* GIVEN TASK *
Write out nothing but the lines from the first line of the entries below through the line with "const arcs = d3.pie().sort(null).value(d"; no pictures go in.
↓↓↓
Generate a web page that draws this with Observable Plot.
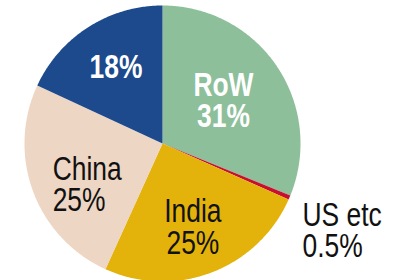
<!DOCTYPE html>
<html><head><meta charset="utf-8">
<script src="https://cdn.jsdelivr.net/npm/d3@7"></script>
<script src="https://cdn.jsdelivr.net/npm/@observablehq/plot@0.6"></script>
<style>body{margin:0;background:#fff}</style>
</head><body><div id="chart"></div>
<script>
const names = ["RoW", "US etc", "India", "China", "Other"];
const shares = [31, 0.5, 25, 25, 18];
const labels = ["RoW\n31%", "US etc\n0.5%", "India\n25%", "China\n25%", "18%"];
const colors = ["#8dbf9b", "#c8102e", "#e3b30c", "#edd6c3", "#1c4a8c"];

const data = names.map((name, i) => ({name, value: shares[i], label: labels[i]}));
const arcs = d3.pie().sort(null).value(d => d.value)(data);

// polygon outline of each slice in unit-radius coordinates (y up, clockwise from 12 o'clock)
const outline = [];
for (const a of arcs) {
  outline.push({name: a.data.name, x: 0, y: 0});
  const n = Math.max(2, Math.ceil((a.endAngle - a.startAngle) / 0.01));
  for (let k = 0; k <= n; k++) {
    const t = a.startAngle + (a.endAngle - a.startAngle) * k / n;
    outline.push({name: a.data.name, x: Math.sin(t), y: Math.cos(t)});
  }
}

function labelAt(name, r) {
  const a = arcs.find(d => d.data.name === name);
  const m = (a.startAngle + a.endAngle) / 2;
  return [{x: r * Math.sin(m), y: r * Math.cos(m), label: a.data.label}];
}

const font = "'Liberation Sans', Arial, sans-serif";
const common = {x: "x", y: "y", text: "label", fontFamily: font, fontSize: 33, lineHeight: 0.95};

const chart = Plot.plot({
  width: 393, height: 280,
  margin: 0,
  x: {domain: [-1, 1], range: [24, 300], axis: null},
  y: {domain: [-1, 1], range: [281, 5], axis: null},
  color: {domain: names, range: colors},
  marks: [
    Plot.line(outline, {x: "x", y: "y", z: "name", fill: "name", stroke: null, curve: "linear-closed"}),
    Plot.text(labelAt("RoW", 0.55), {...common, fill: "white", fontWeight: "bold", dx: -2, dy: 0}),
    Plot.text(labelAt("Other", 0.68), {...common, fill: "white", fontWeight: "bold", dx: 4, dy: 4}),
    Plot.text(labelAt("India", 0.64), {...common, fill: "#111", dx: -1, dy: 2}),
    Plot.text(labelAt("China", 0.64), {...common, fill: "#111", textAnchor: "start", dx: -27, dy: 11}),
    Plot.text(labelAt("US etc", 1.0), {...common, fill: "#111", textAnchor: "start", dx: 13, dy: 34})
  ]
});
// condensed look: squeeze label glyphs horizontally about their anchor
chart.querySelectorAll("text").forEach(el => {
  const t = el.getAttribute("transform") || "";
  el.setAttribute("transform", t + " scale(0.8,1)");
});
document.getElementById("chart").append(chart);
</script>
</body></html>
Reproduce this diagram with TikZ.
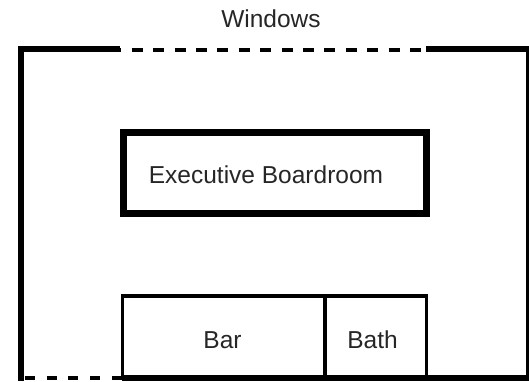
\documentclass[tikz,border=0pt]{standalone}
\usepackage{fontspec}
\setmainfont{Liberation Sans}
\begin{document}
\begin{tikzpicture}[x=1pt,y=-1pt,
  wall/.style={line width=6pt,line join=miter},
  window/.style={line width=4pt},
  room/.style={line width=6.5pt},
  fixture/.style={line width=3.5pt},
  label/.style={anchor=base,inner sep=0pt,text=black!85,font=\fontsize{24.5}{29}\selectfont}]
\useasboundingbox (0,0) rectangle (529,381);
% outer walls
\draw[wall] (120,49) -- (21,49) -- (21,381);
\draw[wall] (426,49) -- (529,49) -- (529,378) -- (122,378);
% windows
\draw[window,dash pattern=on 11pt off 10.4pt,dash phase=9.7pt] (120,50) -- (426,50);
\draw[window,line width=3.5pt,dash pattern=on 10pt off 11.7pt] (25,378) -- (122,378);
% boardroom
\draw[room] (123.5,132.5) rectangle (426.5,213.5);
% bar and bath
\draw[fixture] (122.5,378) rectangle (426.5,296);
\draw[fixture] (325,296) -- (325,378);
% labels
\node[label] (win) at (271,27) {Windows};
\node[label] (board) at (266,183) {Executive Boardroom};
\node[label] (bar) at (222.5,348.3) {Bar};
\node[label] (bath) at (372.5,348.3) {Bath};
\end{tikzpicture}
\end{document}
↑↑↑
* TASK OUTPUT *
Generate a web page that draws this with Observable Plot.
<!DOCTYPE html>
<html><head><meta charset="utf-8">
<script src="https://cdn.jsdelivr.net/npm/d3@7"></script>
<script src="https://cdn.jsdelivr.net/npm/@observablehq/plot@0.6"></script>
<style>body{margin:0;background:#fff}</style>
</head><body><div id="chart"></div>
<script>
const names = ["RoW", "US etc", "India", "China", "Other"];
const shares = [31, 0.5, 25, 25, 18];
const labels = ["RoW\n31%", "US etc\n0.5%", "India\n25%", "China\n25%", "18%"];
const colors = ["#8dbf9b", "#c8102e", "#e3b30c", "#edd6c3", "#1c4a8c"];

const data = names.map((name, i) => ({name, value: shares[i], label: labels[i]}));
const arcs = d3.pie().sort(null).value(d => d.value)(data);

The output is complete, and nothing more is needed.